The Biosimilars TF is currently addressing the following priorities:
Tenders are used where multiple suppliers bid to provide products that are deemed to be interchangeable. Due to their unique starting material and the complex manufacturing process, biological medicines, including biosimilars, should not be subject to automatic substitution. Procurement practices such as tendering should therefore be limited to pharmaceutical products that are interchangeable and always provide for a sufficiently broad choice of products. EBE is developing material to support:
- Ability to choose and maintain the right medicine for each patient
- A more complete assessment of value and choice, based on a wider variety of criteria to establish most economically advantageous bids
- Input on the criteria and selection process from qualified scientific and healthcare practitioners
- Longer term sustainability of supply for medicines that have lost their patent protection, as well as the pipeline for new medicines
As the legislation to strengthen pharmacovigilance in the EU is implemented, EBE has been in contact with the regulators to exchange perspectives on solutions to further enhance traceability of biopharmaceuticals. For patient safety it is necessary to establish an effective pharmacovigilance system across Europe, in which it should be possible to link any reported adverse event with the exact medicinal product that was administered. This is particularly important for biological medicinal products, which have the potential to cause unwanted immunological reactions.
The current legislation requires that Member States record the name and batch number of any medicinal product dispensed. In practice, however, the batch numbers of medicinal products are often not recorded and the recorded name is often the international non-proprietary name. The problem is further confounded in that in the EU a biosimilar product may be approved using the same INN as the reference product.
In late 2014, EBE gave an unrestricted grant to Escher, the then TI Pharma platform for regulatory innovation – now managed by Lygature – for a the project ‘Pharmacovigilance of biologics’. This project looked into the challenges of product and batch traceability in adverse drug reaction reporting. It resulted in a number of scientific publications by the investigators, and a public report on a workshop held by Escher in 2015 on their findings, highlighting the need to improve practices for tracing biological medicinal products in clinical practice in order to strengthen ADR reporting.
See here for further information.
The Summary of Product Characteristics (SmPC) and the Patient Information Leaflet (PIL) provide information to the prescriber on the use of the product. The current guidance on labelling groups biosimilar products with generic and hybrid products. The EBE believes that this is not appropriate as this does not take into account some of the unique considerations which apply for biosimilars and is proposing a specific guidance on the labelling of Biosimilars to enhance the understanding and acceptance of these products with all stakeholders.

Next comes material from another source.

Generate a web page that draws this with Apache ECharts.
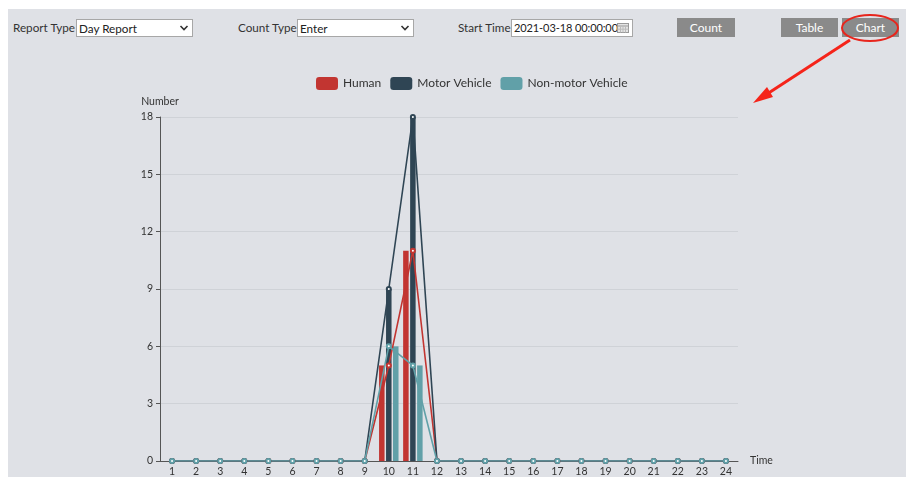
<!DOCTYPE html>
<html>
<head>
<meta charset="utf-8">
<script src="https://cdn.jsdelivr.net/npm/echarts@6/dist/echarts.min.js"></script>
<style>
  html, body { margin: 0; padding: 0; background: #ffffff; }
  body { width: 906px; height: 477px; position: relative; overflow: hidden; font-family: Lato, "Noto Sans", sans-serif; color: #333; }
  #panel { position: absolute; left: 8px; top: 9px; right: 0; bottom: 0; background: #dfe1e6; }
  #chart { position: absolute; left: 0; top: 0; width: 906px; height: 477px; }
  .lbl { position: absolute; font-size: 11.7px; line-height: 17px; top: 19px; color: #333; white-space: nowrap; }
  .box { position: absolute; top: 19px; height: 16px; background: #fff; border: 1px solid #a7a7a7; font-size: 11.7px; line-height: 16px; padding-left: 2px; box-sizing: content-box; color: #222; white-space: nowrap; }
  .box svg { position: absolute; top: 0; }
  .btn { position: absolute; top: 18px; height: 19px; background: #8a8a8a; color: #fff; font-size: 12px; line-height: 19px; text-align: center; }
</style>
</head>
<body>
<div id="panel"></div>

<div class="lbl" style="left:13px">Report Type</div>
<div class="box" style="left:76px;width:113px">Day Report
  <svg style="left:102px" width="10" height="16"><polyline points="1.5,6 5,9.5 8.5,6" fill="none" stroke="#333" stroke-width="1.6"/></svg>
</div>

<div class="lbl" style="left:238px">Count Type</div>
<div class="box" style="left:297px;width:113px">Enter
  <svg style="left:102px" width="10" height="16"><polyline points="1.5,6 5,9.5 8.5,6" fill="none" stroke="#333" stroke-width="1.6"/></svg>
</div>

<div class="lbl" style="left:458px">Start Time</div>
<div class="box" style="left:511px;width:118px;font-size:11px;letter-spacing:-0.1px">2021-03-18 00:00:00
  <svg style="left:105px" width="12" height="16">
    <rect x="0.5" y="3.5" width="11" height="9" fill="#e4e4e4" stroke="#999"/>
    <line x1="0.5" y1="6" x2="11.5" y2="6" stroke="#999"/>
    <line x1="3.5" y1="6" x2="3.5" y2="12.5" stroke="#bbb"/>
    <line x1="6" y1="6" x2="6" y2="12.5" stroke="#bbb"/>
    <line x1="8.5" y1="6" x2="8.5" y2="12.5" stroke="#bbb"/>
    <line x1="0.5" y1="9.2" x2="11.5" y2="9.2" stroke="#bbb"/>
  </svg>
</div>

<div class="btn" style="left:677px;width:58px">Count</div>
<div class="btn" style="left:781px;width:57px">Table</div>
<div class="btn" style="left:842px;width:57px">Chart</div>

<div id="chart"></div>

<script>
// Hourly counts for the day report, one value per hour 1..24
const hours = ['1','2','3','4','5','6','7','8','9','10','11','12',
               '13','14','15','16','17','18','19','20','21','22','23','24'];
const human        = [0,0,0,0,0,0,0,0,0,5,11,0,0,0,0,0,0,0,0,0,0,0,0,0];
const motorVehicle = [0,0,0,0,0,0,0,0,0,9,18,0,0,0,0,0,0,0,0,0,0,0,0,0];
const nonMotor     = [0,0,0,0,0,0,0,0,0,6,5,0,0,0,0,0,0,0,0,0,0,0,0,0];

const seriesNames = ['Human', 'Motor Vehicle', 'Non-motor Vehicle'];
const seriesData = [human, motorVehicle, nonMotor];
const palette = ['#c23531', '#2f4554', '#61a0a8'];

const chart = echarts.init(document.getElementById('chart'), null, { renderer: 'canvas' });

const bars = seriesNames.map((name, i) => ({
  name: name,
  type: 'bar',
  data: seriesData[i],
  barWidth: 5.5,
  barGap: '27%',
  itemStyle: { color: palette[i] },
  z: 2
}));

const lines = seriesNames.map((name, i) => ({
  name: name,
  type: 'line',
  data: seriesData[i],
  symbol: 'emptyCircle',
  symbolSize: 4,
  showSymbol: true,
  lineStyle: { width: 1.6, color: palette[i] },
  itemStyle: { color: palette[i], borderWidth: 1 },
  z: 3
}));

chart.setOption({
  animation: false,
  color: palette,
  textStyle: { fontFamily: 'Lato, "Noto Sans", sans-serif' },
  legend: {
    data: seriesNames,
    top: 72,
    left: 311,
    itemWidth: 22,
    itemHeight: 13,
    itemGap: 9,
    icon: 'roundRect',
    textStyle: { fontSize: 12, color: '#333' }
  },
  grid: { left: 160, right: 168, top: 117, bottom: 12, containLabel: false },
  xAxis: {
    type: 'category',
    data: hours,
    name: 'Time',
    nameGap: 12,
    nameTextStyle: { fontSize: 10.5, color: '#333' },
    axisLine: { lineStyle: { color: '#555' } },
    axisTick: { length: 4, lineStyle: { color: '#555' } },
    axisLabel: { fontSize: 10.5, color: '#333', margin: 5, interval: 0 }
  },
  yAxis: {
    type: 'value',
    min: 0,
    max: 18,
    interval: 3,
    name: 'Number',
    nameGap: 10,
    nameTextStyle: { fontSize: 10.5, color: '#333' },
    axisLine: { show: true, lineStyle: { color: '#555' } },
    axisTick: { show: true, length: 4, lineStyle: { color: '#555' } },
    axisLabel: { fontSize: 10.5, color: '#333', margin: 7 },
    splitLine: { lineStyle: { color: '#cfd2d7' } }
  },
  graphic: [
    // red ring around the Chart button
    { type: 'ellipse', shape: { cx: 870, cy: 28, rx: 28, ry: 13 },
      style: { fill: 'none', stroke: '#e8251c', lineWidth: 2 }, z: 10 },
    // pointer from the Chart button down to the plot
    { type: 'line', shape: { x1: 850, y1: 40, x2: 764, y2: 96 },
      style: { stroke: '#f5241a', lineWidth: 3 }, z: 10 },
    { type: 'polygon', shape: { points: [[753, 103], [767, 87], [773, 97]] },
      style: { fill: '#f5241a' }, z: 10 }
  ],
  series: bars.concat(lines)
});
</script>
</body>
</html>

Cross border prescription template
In 2011, the European Union adopted a Directive on Cross-Border Healthcare in the EU. The Directive clarified the possibilities for receiving healthcare in another EU Member State and also provided for the development of a cross-border prescription template which would include a non-exhaustive list of elements to appear on the prescriptions. For biologics, it requires that the brand name be included.
The EBE will undertake a mapping of the transposition process at national level and develop a slide deck for use by local industry associations.
A survey summarising the current status of policies relating to biological has been undertaken in previous years with the aim of providing a reference document that can be used to support advocacy at local level. The survey will be updated and extended to cover additional issues such as tendering, naming and HTAs.